Dr ISHIWATA, S., Assistant Professor SAITO, T., Professor Emeritus TAKANO, M. and their research group, “Observation of Multi-Staged Magnetoresistance in Novel Cobalt Oxides” (25 May 07)

Dr ISHIWATA, S., Assistant Professor SAITO, T., Professor Emeritus TAKANO, M.
and their research group,
“Observation of Multi-Staged Magnetoresistance in Novel Cobalt Oxides”

 

Published in Physical Review Letters, 25 May 2007.

Researchers at the Institute for Chemical Research and collaborators at Waseda Univ., JST-ERATO, University of Tokyo, and Osaka University have discovered a giant multi-staged magnetoresistance with a uniaxial anisotropy in a novel cobalt oxide SrCo6O11.
Dr ISHIWATA, S(left); Dr SAITO, T(center); Dr TAKANO, M(right)
Ferromagnetic metals show a negative magnetoresistance effect because of the spin-dependent band structure. Although this effect is typically small, the discovery of giant magnetoresistance (GMR) in multilayer thin films as illustrated in Fig. 1 has spurred intensive studies on novel spin-electronic devices.

Fig. 1 Schematic illustration of giant magnetoresistance in a multilayer thin film.
The GMR effect has been applied in hard disk drives as a GMR head. On the other hand, bulk materials such as perovskite manganese oxides have been found to show GMR effects also, which is putting forward new physics such as the electronic phase separation arising from competitive orders. To be noted here is that both kinds of systems are similar in the sense that the GMR effects are induced by a transition between two states, i.e., an antiferromagnetic state with a high resistivity and a ferromagnetic state with a low resistivity.
Now, Ishiwata et al. have discovered a novel type of GMR effect in a newly found cobalt oxide SrCo6O11, that is, a giant multi-staged magnetoresistance in a magnetic field applied along a specific direction (Fig. 2). The single crystals of SrCo6O11 have been synthesized under a high pressure of 2 GPa. While the GMR effect in multilayer thin films is operated by switching the magnetization direction of magnetic domains, that of SrCo6O11 is field-induced sequential phase transitions, which is an essentially different phenomenon. The most important feature of this material is that localized spins showing unusual behavior couple strongly with spin-polarized conduction electrons. As shown in Fig. 3, when an external magnetic field is applied parallel to the specific direction (c axis), sequential magnetic phase transitions occur, giving rise to the multi-staged magnetoresistance.

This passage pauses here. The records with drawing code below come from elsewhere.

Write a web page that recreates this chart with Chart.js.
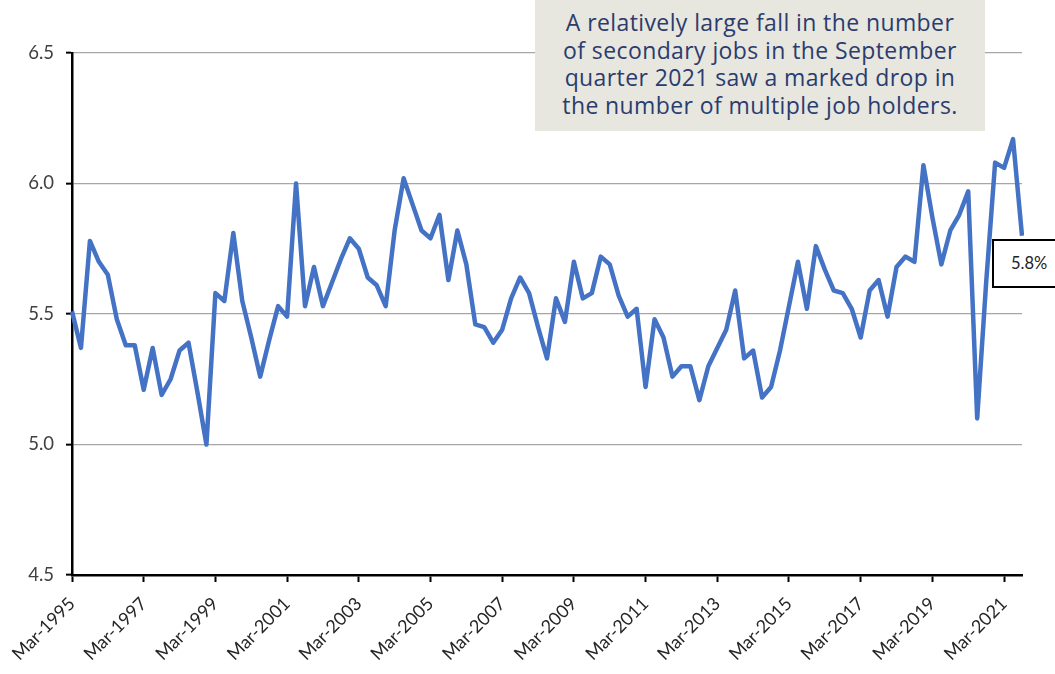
<!DOCTYPE html>
<html>
<head>
    <title>Multiple job holders</title>
    <script src="https://cdn.jsdelivr.net/npm/chart.js"></script>
    <style>
        body {
            margin: 0;
            background-color: #ffffff;
        }
        #wrap {
            position: relative;
            width: 1055px;
            height: 674px;
            overflow: hidden;
        }
        #note {
            position: absolute;
            left: 535px;
            top: 0;
            width: 450px;
            height: 131px;
            padding-top: 9px;
            box-sizing: border-box;
            background-color: #e7e6df;
            color: #2b3c6e;
            font-family: "Open Sans", sans-serif;
            font-size: 23px;
            letter-spacing: 0.4px;
            line-height: 27.7px;
            text-align: center;
        }
        #lastLabel {
            position: absolute;
            left: 992px;
            top: 239px;
            width: 90px;
            height: 49px;
            box-sizing: border-box;
            border: 2px solid #000;
            background-color: #fff;
            padding-left: 17px;
            font-family: Lato, sans-serif;
            font-size: 16.5px;
            line-height: 45px;
            color: #222;
        }
    </style>
</head>
<body>
    <div id="wrap">
        <canvas id="chart" width="1055" height="674"></canvas>
        <div id="note">A relatively large fall in the number<br>of secondary jobs in the September<br>quarter 2021 saw a marked drop in<br>the number of multiple job holders.</div>
        <div id="lastLabel"></div>
    </div>

    <script>
        // quarters Mar-1995 .. Sep-2021
        var months = ['Mar', 'Jun', 'Sep', 'Dec'];
        var firstYear = 1995;
        var lastYear = 2021;
        var lastQuarter = 2; // Sep

        // multiple job holders, % of employed
        var rates = [
            5.51, 5.37, 5.78, 5.70, 5.65, 5.48, 5.38, 5.38, 5.21, 5.37,
            5.19, 5.25, 5.36, 5.39, 5.20, 5.00, 5.58, 5.55, 5.81, 5.55,
            5.41, 5.26, 5.40, 5.53, 5.49, 6.00, 5.53, 5.68, 5.53, 5.62,
            5.71, 5.79, 5.75, 5.64, 5.61, 5.53, 5.82, 6.02, 5.92, 5.82,
            5.79, 5.88, 5.63, 5.82, 5.69, 5.46, 5.45, 5.39, 5.44, 5.56,
            5.64, 5.58, 5.45, 5.33, 5.56, 5.47, 5.70, 5.56, 5.58, 5.72,
            5.69, 5.57, 5.49, 5.52, 5.22, 5.48, 5.41, 5.26, 5.30, 5.30,
            5.17, 5.30, 5.37, 5.44, 5.59, 5.33, 5.36, 5.18, 5.22, 5.36,
            5.53, 5.70, 5.52, 5.76, 5.67, 5.59, 5.58, 5.52, 5.41, 5.59,
            5.63, 5.49, 5.68, 5.72, 5.70, 6.07, 5.87, 5.69, 5.82, 5.88,
            5.97, 5.10, 5.62, 6.08, 6.06, 6.17, 5.80
        ];

        var yTicks = [4.5, 5.0, 5.5, 6.0, 6.5];
        var labelEvery = 8; // one label every two years

        var quarters = [];
        for (var y = firstYear; y <= lastYear; y++) {
            for (var q = 0; q < 4; q++) {
                if (y === lastYear && q > lastQuarter) break;
                quarters.push(months[q] + '-' + y);
            }
        }

        var last = rates[rates.length - 1];
        document.getElementById('lastLabel').textContent = last.toFixed(1) + '%';

        new Chart(document.getElementById('chart'), {
            type: 'line',
            data: {
                labels: quarters,
                datasets: [{
                    data: rates,
                    borderColor: '#4472c4',
                    borderWidth: 4.5,
                    pointRadius: 0,
                    tension: 0,
                    borderJoinStyle: 'round'
                }]
            },
            options: {
                responsive: false,
                animation: false,
                layout: { padding: { top: 53, right: 33, left: 0, bottom: 0 } },
                plugins: {
                    legend: { display: false },
                    tooltip: { enabled: false }
                },
                scales: {
                    x: {
                        offset: false,
                        grid: { drawOnChartArea: false, tickLength: 7, tickColor: '#000', tickWidth: 2 },
                        border: { color: '#000', width: 2.5 },
                        ticks: {
                            autoSkip: false,
                            minRotation: 45,
                            maxRotation: 45,
                            padding: 11,
                            color: '#262626',
                            font: { family: 'Lato', size: 18 },
                            callback: function (v, i) {
                                return i % labelEvery === 0 ? quarters[i] : null;
                            }
                        },
                        afterFit: function (scale) { scale.height = 99; }
                    },
                    y: {
                        min: yTicks[0],
                        max: yTicks[yTicks.length - 1],
                        afterBuildTicks: function (scale) {
                            scale.ticks = yTicks.map(function (v) { return { value: v }; });
                        },
                        grid: { color: '#a6a6a6', lineWidth: 1.3, tickColor: '#000', tickLength: 6, tickWidth: 2 },
                        border: { color: '#000', width: 2.5 },
                        ticks: {
                            padding: 12,
                            color: '#404040',
                            font: { family: 'Lato', size: 18.5 },
                            callback: function (v) { return v.toFixed(1); }
                        },
                        afterFit: function (scale) { scale.width = 72; }
                    }
                }
            }
        });
    </script>
</body>
</html>
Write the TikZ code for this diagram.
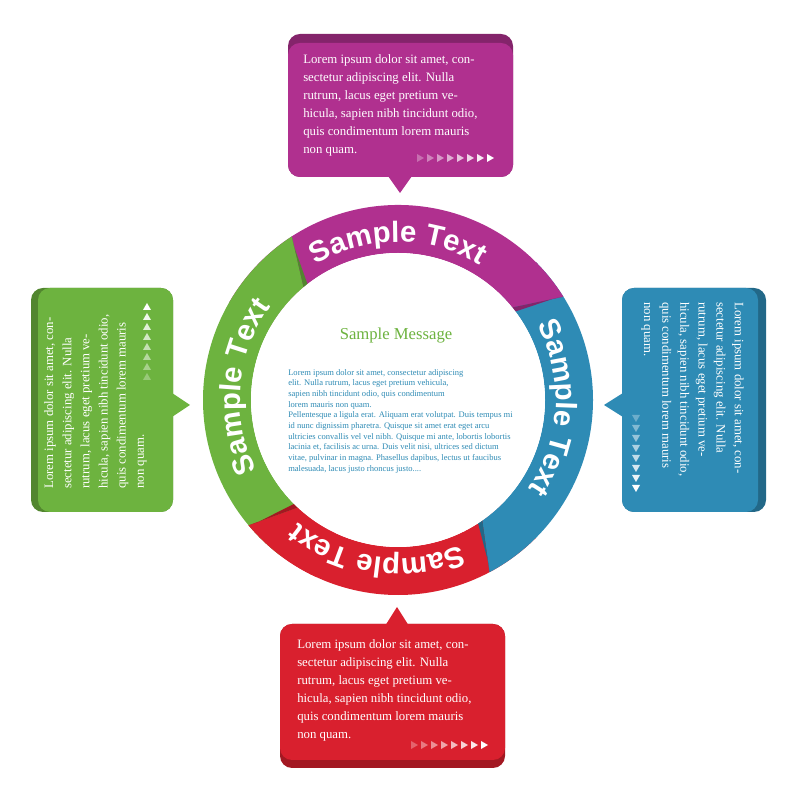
\documentclass[tikz,border=0pt]{standalone}
\usepackage{fontspec}
\setmainfont{Liberation Serif}
\newfontfamily\ringfont{Liberation Sans}
\usetikzlibrary{calc,decorations.text}
\definecolor{cmag}{HTML}{B0308F}
\definecolor{cblu}{HTML}{2E8BB5}
\definecolor{cgrn}{HTML}{6DB33F}
\definecolor{cred}{HTML}{D9202E}
\definecolor{ctxt}{HTML}{2E8BB5}
\tikzset{
  boxtext/.style={inner sep=0pt,align=left,text=white,font=\fontsize{9.6}{13.6}\selectfont},
  tri/.style={fill=white},
  ringtext/.style={decorate,decoration={text along path,text align=center,text color=white,
     text={|\ringfont\bfseries\fontsize{22}{22}\selectfont|Sample Text}}}
}
\begin{document}
\begin{tikzpicture}[x=0.75pt,y=0.75pt]
\useasboundingbox (0,0) rectangle (800,800);
\coordinate (C) at (398,400);
% ---- ring segments
\newcommand{\seg}[3]{%
 \fill[#1] ($(C)+(#2:146.25pt)$) arc[start angle=#2,end angle=#3,radius=146.25pt]
   -- ($(C)+(#3+7:110.25pt)$) arc[start angle=#3+7,end angle=#2,radius=110.25pt] -- cycle;
 \fill[#1!75!black] ($(C)+(#3:146.25pt)$) -- ($(C)+(#3+7:110.25pt)$) -- ($(C)+(#3+5:110.25pt)$) -- ($(C)+(#3+1:140pt)$) -- cycle;}
\seg{cred}{-45}{-140}
\seg{cblu}{45}{-62}
\seg{cmag}{150}{32}
\seg{cgrn}{233}{123}
\seg{cred}{-115}{-140}
\fill[white] (C) circle[radius=110.25pt];
\path[ringtext] ($(C)+(130:118.5pt)$) arc[start angle=130,end angle=50,radius=118.5pt];
\path[ringtext] ($(C)+(40:118.5pt)$) arc[start angle=40,end angle=-46,radius=118.5pt];
\path[ringtext] ($(C)+(-55:118.5pt)$) arc[start angle=-55,end angle=-141,radius=118.5pt];
\path[ringtext] ($(C)+(218:118.5pt)$) arc[start angle=218,end angle=132,radius=118.5pt];
% ---- center text
\node (msg) at (396,464) {\color{cgrn}\fontsize{12.5}{14}\selectfont Sample Message};
\node (para) [anchor=north west,inner sep=0pt,align=left,text=ctxt,font=\fontsize{6.4}{8}\selectfont] at (288,431)
{Lorem ipsum dolor sit amet, consectetur adipiscing\\
elit. Nulla rutrum, lacus eget pretium vehicula,\\
sapien nibh tincidunt odio, quis condimentum\\
lorem mauris non quam.\\
Pellentesque a ligula erat. Aliquam erat volutpat. Duis tempus mi\\
id nunc dignissim pharetra. Quisque sit amet erat eget arcu\\
ultricies convallis vel vel nibh. Quisque mi ante, lobortis lobortis\\
lacinia et, facilisis ac urna. Duis velit nisi, ultrices sed dictum\\
vitae, pulvinar in magna. Phasellus dapibus, lectus ut faucibus\\
malesuada, lacus justo rhoncus justo....};
% ---- callouts
\newcommand{\lorem}{Lorem ipsum dolor sit amet, con-\\sectetur adipiscing elit. Nulla\\rutrum, lacus eget pretium ve-\\hicula, sapien nibh tincidunt odio,\\quis condimentum lorem mauris\\non quam.}
% top magenta
\fill[cmag!75!black,rounded corners=9pt] (288,623) rectangle (513,766);
\fill[cmag,rounded corners=9pt] (288,623) rectangle (513,757);
\fill[cmag] (388,624) -- (400,607) -- (412,624) -- cycle;
\node (tbox) [boxtext,anchor=north west] at (303,746) {\lorem};
\foreach \i in {0,...,7} \fill[white,opacity=0.3+0.1*\i] (417+10*\i,638) -- (424+10*\i,642) -- (417+10*\i,646) -- cycle;
% bottom red
\fill[cred!75!black,rounded corners=9pt] (280,32) rectangle (505,176);
\fill[cred,rounded corners=9pt] (280,40) rectangle (505,176);
\fill[cred] (385,174) -- (397,193) -- (409,174) -- cycle;
\node (bbox) [boxtext,anchor=north west] at (297,161) {\lorem};
\foreach \i in {0,...,7} \fill[white,opacity=0.3+0.1*\i] (411+10*\i,51) -- (418+10*\i,55) -- (411+10*\i,59) -- cycle;
% left green
\fill[cgrn!75!black,rounded corners=9pt] (31,288) rectangle (173,512);
\fill[cgrn,rounded corners=9pt] (38,288) rectangle (173,512);
\fill[cgrn] (172,383) -- (190,395) -- (172,407) -- cycle;
\node (lbox) [boxtext,anchor=north west,rotate=90] at (44,311) {\lorem};
\foreach \i in {0,...,7} \fill[white,opacity=1-0.1*\i] (143,490-10*\i) -- (147,497-10*\i) -- (151,490-10*\i) -- cycle;
% right blue
\fill[cblu!75!black,rounded corners=9pt] (622,288) rectangle (766,512);
\fill[cblu,rounded corners=9pt] (622,288) rectangle (758,512);
\fill[cblu] (623,383) -- (604,395) -- (623,407) -- cycle;
\node (rbox) [boxtext,anchor=north west,rotate=-90] at (744,498) {\lorem};
\foreach \i in {0,...,7} \fill[white,opacity=1-0.1*\i] (632,315+10*\i) -- (636,308+10*\i) -- (640,315+10*\i) -- cycle;
\end{tikzpicture}
\end{document}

In SrCo6O11, interesting characteristics of localized spins such as the strong uniaxial anisotropy and the competitive nature of magnetic orders reflect directly on the electronic conduction. Therefore, SrCo6O11 can be regarded as a novel magnetoresistive material in which localized spins are finely tuned at an atomic scale.

Fig. 2 (a)1/3 plateau in magnetization and (b)two-staged magnetoresistance with a uniaxial anisotropy in SrCo6O11.

Fig. 3 Schematic illustration of two-staged magnetoresistancein SrCo6O11.
This work was published in Physical Review Letters, 25th May 2007 (Phys. Rev. Lett. 98, 217201 (2007)).